Shaughraun/Milton of Campsie
- Full name: Shaughraun Football Club/Milton of Campsie Football Club
- Founded: 1876
- Dissolved: 1882
- Ground: Glazert Bank Park
- Hon. Secretary: R. B. Cochrane, Allan Baird
| Shaughraun colours | Milton of Campsie colours |

= Milton of Campsie F.C. =

Former association football club in Scotland

Milton of Campsie Football Club was a football team from Milton of Campsie, Stirlingshire.

==Shaughraun==

The club was formed in 1876 under the name Shaughraun; it was the second senior club founded in Stirlingshire, after Bonnybridge Grasshoppers. The name is Irish for "wanderers" and was the name of a play which had been a fixture in London theatres from 1875. The spelling caused problems for newspapers as it was often rendered as Shaughran.
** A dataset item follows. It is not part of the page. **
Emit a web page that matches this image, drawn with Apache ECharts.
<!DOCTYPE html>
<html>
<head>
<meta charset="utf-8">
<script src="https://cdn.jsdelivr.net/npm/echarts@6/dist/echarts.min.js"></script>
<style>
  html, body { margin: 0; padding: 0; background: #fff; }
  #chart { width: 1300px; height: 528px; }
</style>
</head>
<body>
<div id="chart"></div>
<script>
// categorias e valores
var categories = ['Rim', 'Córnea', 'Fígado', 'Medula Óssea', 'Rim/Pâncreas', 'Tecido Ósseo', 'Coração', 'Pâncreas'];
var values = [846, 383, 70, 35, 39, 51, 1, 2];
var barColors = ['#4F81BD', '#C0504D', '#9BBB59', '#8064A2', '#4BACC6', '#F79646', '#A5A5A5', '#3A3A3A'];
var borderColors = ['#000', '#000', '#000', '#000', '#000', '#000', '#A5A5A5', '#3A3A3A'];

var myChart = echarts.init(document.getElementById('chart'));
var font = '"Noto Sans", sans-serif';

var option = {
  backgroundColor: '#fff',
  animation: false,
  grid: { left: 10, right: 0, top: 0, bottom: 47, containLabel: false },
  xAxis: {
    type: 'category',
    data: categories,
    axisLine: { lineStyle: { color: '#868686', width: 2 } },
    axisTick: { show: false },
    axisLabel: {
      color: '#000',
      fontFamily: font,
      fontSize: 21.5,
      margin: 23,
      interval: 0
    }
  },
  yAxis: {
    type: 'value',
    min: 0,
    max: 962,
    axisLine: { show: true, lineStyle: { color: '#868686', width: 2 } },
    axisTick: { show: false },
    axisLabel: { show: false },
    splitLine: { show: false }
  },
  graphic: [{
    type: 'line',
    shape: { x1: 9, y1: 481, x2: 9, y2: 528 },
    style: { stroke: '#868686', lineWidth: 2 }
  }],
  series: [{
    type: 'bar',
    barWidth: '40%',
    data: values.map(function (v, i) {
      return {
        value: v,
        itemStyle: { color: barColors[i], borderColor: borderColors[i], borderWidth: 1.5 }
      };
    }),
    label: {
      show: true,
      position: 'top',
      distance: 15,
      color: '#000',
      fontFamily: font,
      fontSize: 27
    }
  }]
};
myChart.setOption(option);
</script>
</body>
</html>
It was one of 36 clubs to join the Scottish Football Association in September 1877.

Shaughraun entered the Scottish Cup twice under its original name. In 1877–78, in the only tie in the Stirlingshire district, it lost 2–1 at Clifton & Strathfillan; there was a dispute as to the amount of time played when the game was brought to a halt, but the score stood. The following season Shaughraun beat Lenzie in the second round (having had a bye in the first). The third round tie at Helensburgh ended in the first half; Shaughraun walked off in protest at the second Helensburgh goal being awarded.

==Milton of Campsie==

In 1879 the club changed its name to Milton of Campsie, retaining Allan Baird as club secretary and keeping its facilities at Mrs Whitehead's Inn. It reached the second round of the Cup under that name in 1879–80, but lost a 4–0 win at home to Campsie Glen. Milton of Campsie lodged a protest on the basis that the referee had given a decision before anyone had appealed for it, in breach of the then Law XIII. Not only did the Association dismiss the protest, it reprimanded Milton of Campsie for "the language used in the protest against the referee".

The club's last Scottish Cup entry in 1881–82 was its best; for the first time, the club won two ties in the same competition, and thanks to a bye, it made the fourth round (last 27). The club had to win its second round tie against Lenzie twice, the original win being overturned on the basis that the pitch was covered in stones and not a fit state for football. Lenzie had the choice of venue for the replay, but as its own ground was occupied, got permission from Thomas Allan, owner of Kincaid House in Milton of Campsie, to host the match on a field near the house, which had formerly been a bowling green. Lenzie's "very refined game" was no match for the more brutal Milton style, and Milton of Campsie won 2–0. In the third round the club lost 3–1 at Falkirk.

Before the 1882–83 season, the club was removed from the Scottish Football Association roll for non-payment of subscriptions. The name was revived twice more; in 1885, for a club playing at French Mill, and in 1890, for a senior club playing at Cannerton Park, but these seem to have had no link (other than geographical) to the original club.

==Colours==

The club's first colours were red, white, and blue. In 1878 they changed to green "ganzies", white knickers, and blue hose. In 1880 the club changed its jerseys to blue, which seems to have been a navy blue, with white knickers and red hose.

==Ground==

The club played at the following grounds:
- 1876–77: Lochmill
- 1877–78: Brassburn Park
- 1878–79, 1880–82: Glazert Bank Park, near French mill.